[WHAT IS REQUIRED] Make an exact copy of all the material below, apart from the pictures.

%%

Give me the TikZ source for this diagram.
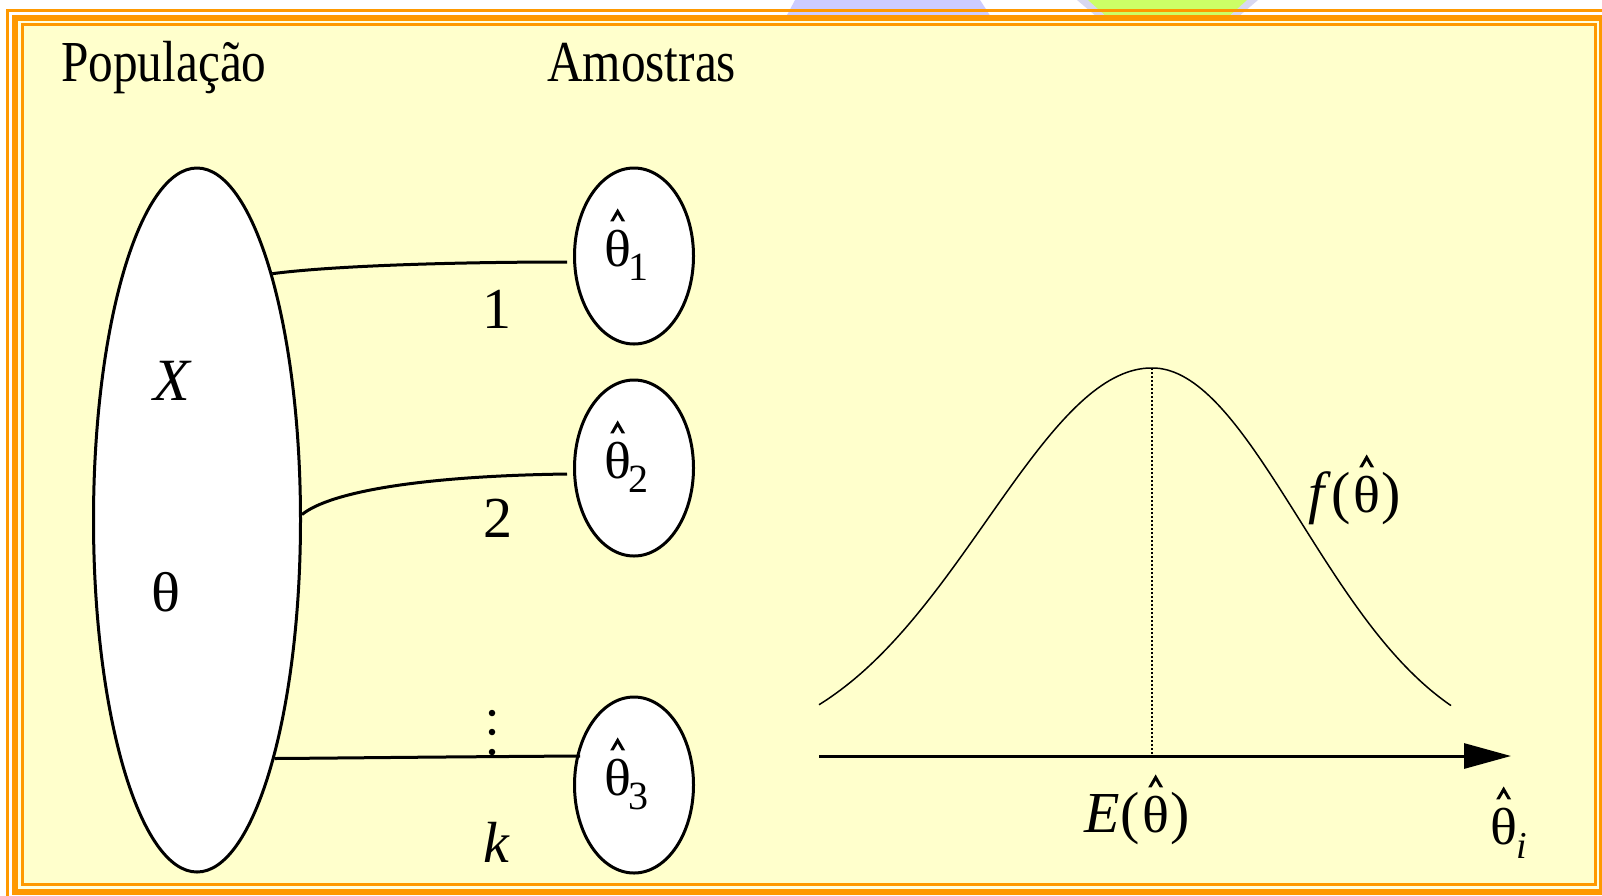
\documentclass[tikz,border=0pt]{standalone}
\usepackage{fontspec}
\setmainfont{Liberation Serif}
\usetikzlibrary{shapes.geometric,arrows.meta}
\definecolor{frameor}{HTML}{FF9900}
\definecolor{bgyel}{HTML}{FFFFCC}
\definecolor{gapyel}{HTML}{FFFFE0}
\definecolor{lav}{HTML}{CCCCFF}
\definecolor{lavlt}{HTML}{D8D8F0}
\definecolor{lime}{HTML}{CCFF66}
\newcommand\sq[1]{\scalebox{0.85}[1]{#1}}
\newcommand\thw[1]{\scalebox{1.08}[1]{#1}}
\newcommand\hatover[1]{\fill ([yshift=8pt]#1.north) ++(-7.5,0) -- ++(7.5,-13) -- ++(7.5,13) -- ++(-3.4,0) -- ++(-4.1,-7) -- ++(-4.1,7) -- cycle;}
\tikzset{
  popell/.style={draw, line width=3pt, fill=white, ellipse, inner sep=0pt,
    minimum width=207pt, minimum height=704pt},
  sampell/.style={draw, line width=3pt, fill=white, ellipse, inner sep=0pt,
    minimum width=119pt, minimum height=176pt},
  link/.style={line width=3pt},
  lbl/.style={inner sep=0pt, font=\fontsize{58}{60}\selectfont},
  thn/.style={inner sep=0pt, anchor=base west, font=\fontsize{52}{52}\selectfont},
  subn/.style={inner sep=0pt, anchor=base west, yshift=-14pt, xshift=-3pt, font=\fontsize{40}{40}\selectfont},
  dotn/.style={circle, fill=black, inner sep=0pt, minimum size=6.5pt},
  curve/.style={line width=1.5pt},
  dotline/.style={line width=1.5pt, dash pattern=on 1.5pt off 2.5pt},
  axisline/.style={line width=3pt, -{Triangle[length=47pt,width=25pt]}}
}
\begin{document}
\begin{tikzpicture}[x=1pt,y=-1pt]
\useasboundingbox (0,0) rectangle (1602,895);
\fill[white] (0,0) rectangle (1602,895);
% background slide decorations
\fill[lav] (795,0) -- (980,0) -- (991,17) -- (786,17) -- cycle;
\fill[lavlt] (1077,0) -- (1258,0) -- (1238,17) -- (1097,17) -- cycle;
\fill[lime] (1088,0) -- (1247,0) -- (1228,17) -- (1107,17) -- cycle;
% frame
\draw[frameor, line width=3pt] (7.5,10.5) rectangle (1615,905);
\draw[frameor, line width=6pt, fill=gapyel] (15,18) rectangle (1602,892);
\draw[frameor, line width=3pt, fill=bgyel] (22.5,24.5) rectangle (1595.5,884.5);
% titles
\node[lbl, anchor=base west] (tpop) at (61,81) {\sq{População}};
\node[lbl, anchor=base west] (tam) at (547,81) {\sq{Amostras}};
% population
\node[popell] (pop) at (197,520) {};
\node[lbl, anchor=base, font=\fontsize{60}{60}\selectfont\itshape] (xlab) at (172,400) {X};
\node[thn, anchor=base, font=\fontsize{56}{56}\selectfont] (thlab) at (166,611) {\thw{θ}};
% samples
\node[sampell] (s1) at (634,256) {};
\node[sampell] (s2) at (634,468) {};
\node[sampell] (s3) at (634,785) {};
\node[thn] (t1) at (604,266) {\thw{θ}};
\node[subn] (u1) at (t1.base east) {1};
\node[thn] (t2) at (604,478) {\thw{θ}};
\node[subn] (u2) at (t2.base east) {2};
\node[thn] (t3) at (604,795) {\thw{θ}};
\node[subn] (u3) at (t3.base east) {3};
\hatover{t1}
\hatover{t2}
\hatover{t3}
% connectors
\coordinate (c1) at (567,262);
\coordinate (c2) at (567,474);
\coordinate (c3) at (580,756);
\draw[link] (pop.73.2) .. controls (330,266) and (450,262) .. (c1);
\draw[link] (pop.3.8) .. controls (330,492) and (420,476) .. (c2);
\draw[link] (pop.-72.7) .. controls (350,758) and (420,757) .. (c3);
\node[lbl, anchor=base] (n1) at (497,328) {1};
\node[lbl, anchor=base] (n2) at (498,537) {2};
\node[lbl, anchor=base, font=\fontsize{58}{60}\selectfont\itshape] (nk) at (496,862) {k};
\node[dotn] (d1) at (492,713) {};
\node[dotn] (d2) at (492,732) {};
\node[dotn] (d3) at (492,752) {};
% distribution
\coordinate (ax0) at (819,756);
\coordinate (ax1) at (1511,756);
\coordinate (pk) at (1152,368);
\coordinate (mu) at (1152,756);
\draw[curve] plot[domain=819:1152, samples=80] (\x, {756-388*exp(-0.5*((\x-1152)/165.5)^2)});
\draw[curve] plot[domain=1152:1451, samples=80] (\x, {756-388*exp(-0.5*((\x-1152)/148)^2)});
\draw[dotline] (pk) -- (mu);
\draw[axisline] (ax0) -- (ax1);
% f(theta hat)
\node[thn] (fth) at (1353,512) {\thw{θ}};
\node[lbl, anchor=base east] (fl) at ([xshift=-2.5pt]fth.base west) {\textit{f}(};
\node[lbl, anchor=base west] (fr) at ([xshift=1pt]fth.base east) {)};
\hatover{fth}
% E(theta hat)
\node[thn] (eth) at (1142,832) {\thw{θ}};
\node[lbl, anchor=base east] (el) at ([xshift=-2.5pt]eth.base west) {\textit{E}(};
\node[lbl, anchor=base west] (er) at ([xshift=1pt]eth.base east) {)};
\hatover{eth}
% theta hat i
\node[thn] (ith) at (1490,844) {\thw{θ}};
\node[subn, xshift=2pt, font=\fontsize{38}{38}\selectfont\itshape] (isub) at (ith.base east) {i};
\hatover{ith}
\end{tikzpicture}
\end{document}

%%

[THE REPLY]
Give me the TikZ source for this diagram.
\documentclass[tikz,border=0pt]{standalone}
\usepackage{fontspec}
\setmainfont{Liberation Serif}
\usetikzlibrary{shapes.geometric,arrows.meta}
\definecolor{frameor}{HTML}{FF9900}
\definecolor{bgyel}{HTML}{FFFFCC}
\definecolor{gapyel}{HTML}{FFFFE0}
\definecolor{lav}{HTML}{CCCCFF}
\definecolor{lavlt}{HTML}{D8D8F0}
\definecolor{lime}{HTML}{CCFF66}
\newcommand\sq[1]{\scalebox{0.85}[1]{#1}}
\newcommand\thw[1]{\scalebox{1.08}[1]{#1}}
\newcommand\hatover[1]{\fill ([yshift=8pt]#1.north) ++(-7.5,0) -- ++(7.5,-13) -- ++(7.5,13) -- ++(-3.4,0) -- ++(-4.1,-7) -- ++(-4.1,7) -- cycle;}
\tikzset{
  popell/.style={draw, line width=3pt, fill=white, ellipse, inner sep=0pt,
    minimum width=207pt, minimum height=704pt},
  sampell/.style={draw, line width=3pt, fill=white, ellipse, inner sep=0pt,
    minimum width=119pt, minimum height=176pt},
  link/.style={line width=3pt},
  lbl/.style={inner sep=0pt, font=\fontsize{58}{60}\selectfont},
  thn/.style={inner sep=0pt, anchor=base west, font=\fontsize{52}{52}\selectfont},
  subn/.style={inner sep=0pt, anchor=base west, yshift=-14pt, xshift=-3pt, font=\fontsize{40}{40}\selectfont},
  dotn/.style={circle, fill=black, inner sep=0pt, minimum size=6.5pt},
  curve/.style={line width=1.5pt},
  dotline/.style={line width=1.5pt, dash pattern=on 1.5pt off 2.5pt},
  axisline/.style={line width=3pt, -{Triangle[length=47pt,width=25pt]}}
}
\begin{document}
\begin{tikzpicture}[x=1pt,y=-1pt]
\useasboundingbox (0,0) rectangle (1602,895);
\fill[white] (0,0) rectangle (1602,895);
% background slide decorations
\fill[lav] (795,0) -- (980,0) -- (991,17) -- (786,17) -- cycle;
\fill[lavlt] (1077,0) -- (1258,0) -- (1238,17) -- (1097,17) -- cycle;
\fill[lime] (1088,0) -- (1247,0) -- (1228,17) -- (1107,17) -- cycle;
% frame
\draw[frameor, line width=3pt] (7.5,10.5) rectangle (1615,905);
\draw[frameor, line width=6pt, fill=gapyel] (15,18) rectangle (1602,892);
\draw[frameor, line width=3pt, fill=bgyel] (22.5,24.5) rectangle (1595.5,884.5);
% titles
\node[lbl, anchor=base west] (tpop) at (61,81) {\sq{População}};
\node[lbl, anchor=base west] (tam) at (547,81) {\sq{Amostras}};
% population
\node[popell] (pop) at (197,520) {};
\node[lbl, anchor=base, font=\fontsize{60}{60}\selectfont\itshape] (xlab) at (172,400) {X};
\node[thn, anchor=base, font=\fontsize{56}{56}\selectfont] (thlab) at (166,611) {\thw{θ}};
% samples
\node[sampell] (s1) at (634,256) {};
\node[sampell] (s2) at (634,468) {};
\node[sampell] (s3) at (634,785) {};
\node[thn] (t1) at (604,266) {\thw{θ}};
\node[subn] (u1) at (t1.base east) {1};
\node[thn] (t2) at (604,478) {\thw{θ}};
\node[subn] (u2) at (t2.base east) {2};
\node[thn] (t3) at (604,795) {\thw{θ}};
\node[subn] (u3) at (t3.base east) {3};
\hatover{t1}
\hatover{t2}
\hatover{t3}
% connectors
\coordinate (c1) at (567,262);
\coordinate (c2) at (567,474);
\coordinate (c3) at (580,756);
\draw[link] (pop.73.2) .. controls (330,266) and (450,262) .. (c1);
\draw[link] (pop.3.8) .. controls (330,492) and (420,476) .. (c2);
\draw[link] (pop.-72.7) .. controls (350,758) and (420,757) .. (c3);
\node[lbl, anchor=base] (n1) at (497,328) {1};
\node[lbl, anchor=base] (n2) at (498,537) {2};
\node[lbl, anchor=base, font=\fontsize{58}{60}\selectfont\itshape] (nk) at (496,862) {k};
\node[dotn] (d1) at (492,713) {};
\node[dotn] (d2) at (492,732) {};
\node[dotn] (d3) at (492,752) {};
% distribution
\coordinate (ax0) at (819,756);
\coordinate (ax1) at (1511,756);
\coordinate (pk) at (1152,368);
\coordinate (mu) at (1152,756);
\draw[curve] plot[domain=819:1152, samples=80] (\x, {756-388*exp(-0.5*((\x-1152)/165.5)^2)});
\draw[curve] plot[domain=1152:1451, samples=80] (\x, {756-388*exp(-0.5*((\x-1152)/148)^2)});
\draw[dotline] (pk) -- (mu);
\draw[axisline] (ax0) -- (ax1);
% f(theta hat)
\node[thn] (fth) at (1353,512) {\thw{θ}};
\node[lbl, anchor=base east] (fl) at ([xshift=-2.5pt]fth.base west) {\textit{f}(};
\node[lbl, anchor=base west] (fr) at ([xshift=1pt]fth.base east) {)};
\hatover{fth}
% E(theta hat)
\node[thn] (eth) at (1142,832) {\thw{θ}};
\node[lbl, anchor=base east] (el) at ([xshift=-2.5pt]eth.base west) {\textit{E}(};
\node[lbl, anchor=base west] (er) at ([xshift=1pt]eth.base east) {)};
\hatover{eth}
% theta hat i
\node[thn] (ith) at (1490,844) {\thw{θ}};
\node[subn, xshift=2pt, font=\fontsize{38}{38}\selectfont\itshape] (isub) at (ith.base east) {i};
\hatover{ith}
\end{tikzpicture}
\end{document}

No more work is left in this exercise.